Many processors include dedicated performance monitoring hardware. This
hardware makes it possible to detect when certain events happen (such as
the requested data not being in cache). The hardware normally takes the
form of one or more counters that are incremented
each time an event takes place. When the counter value, essentially rolls
over, an interrupt is generated, making it possible to control the amount
of detail (and therefore, overhead) produced by performance monitoring.
OProfile uses this hardware (or a timer-based substitute in cases where
performance monitoring hardware is not present) to collect
samples of performance-related data each time a
counter generates an interrupt. These samples are periodically written
out to disk; later, the data contained in these samples can then be used
to generate reports on system-level and application-level performance.
OProfile is a useful tool, but be aware of some limitations when using it:
Use of shared libraries — Samples for
code in shared libraries are not attributed to the particular
application unless the --separate=library option is
used.
Performance monitoring samples are inexact
— When a performance monitoring register triggers a sample, the
interrupt handling is not precise like a divide by zero exception. Due
to the out-of-order execution of instructions by the processor, the
sample may be recorded on a nearby instruction.
opreport does not associate samples
for inline functions' properly —
opreport uses a simple address range mechanism to
determine which function an address is in. Inline function samples
are not attributed to the inline function but rather to the function
the inline function was inserted into.
OProfile accumulates data from multiple runs
— OProfile is a system-wide profiler and expects processes to
start up and shut down multiple times. Thus, samples from multiple
runs accumulate.
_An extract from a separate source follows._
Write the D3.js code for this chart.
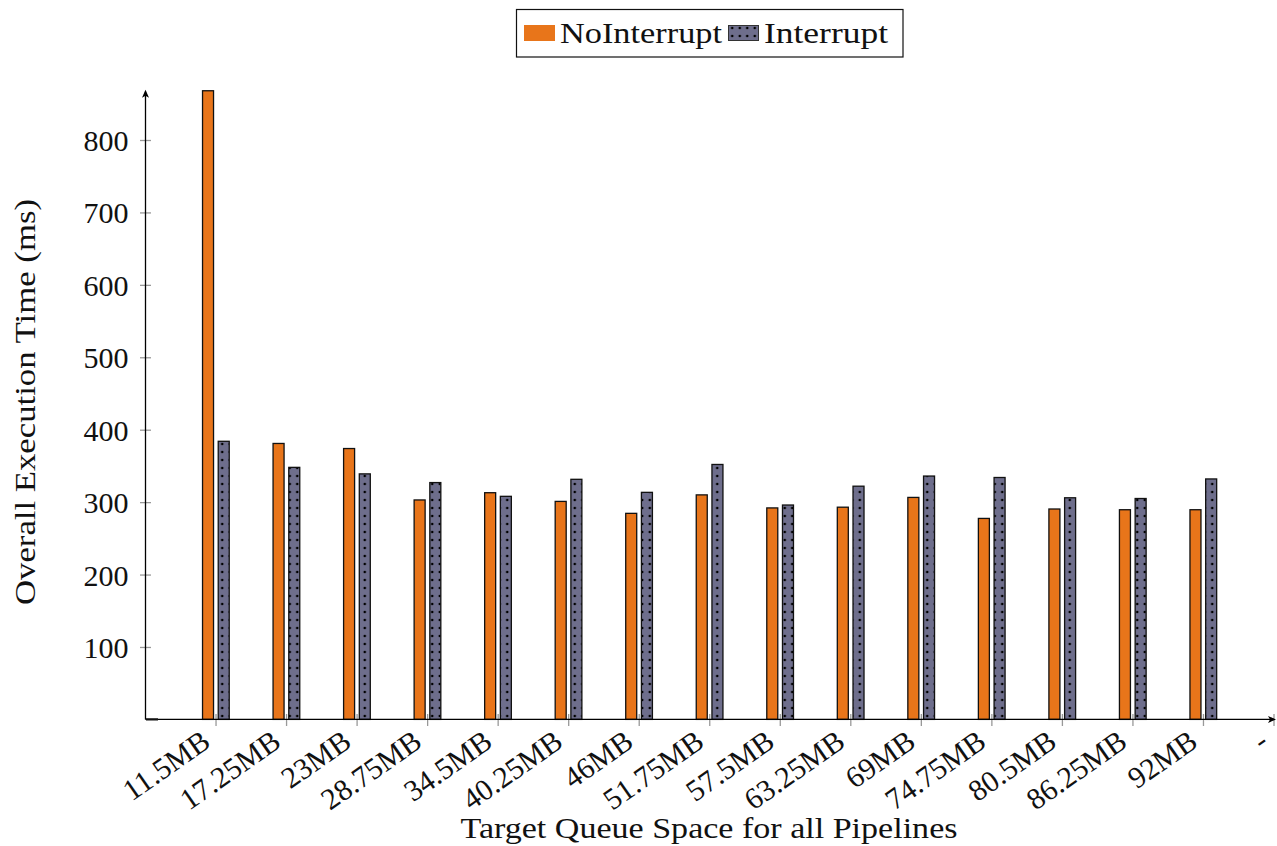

Use the command opcontrol --reset
to clear out the samples from previous runs.
Non-CPU-limited performance problems
— OProfile is oriented to finding problems with CPU-limited
processes. OProfile does not identify processes that are asleep
because they are waiting on locks or for some other event to occur
(for example an I/O device to finish an operation).
Table 41-1 provides a brief overview of the
tools provided with the oprofile package.
Command | Description |
---|
op_help | Displays available events for the system's processor
along with a brief description of each. |
op_import | Converts sample database files from a foreign binary
format to the native format for the system. Only use this option
when analyzing a sample database from a different
architecture. |
opannotate | Creates annotated source for an executable if the
application was compiled with debugging symbols. Refer to
Section 41.5.3 Using opannotate for
details. |
opcontrol | Configures what data is collected. Refer to Section 41.2 Configuring OProfile for details. |
opreport | Retrieves
profile data. Refer to Section 41.5.1 Using opreport
for details. |
oprofiled | Runs as a daemon to periodically write sample data
to disk. |
Table 41-1. OProfile Commands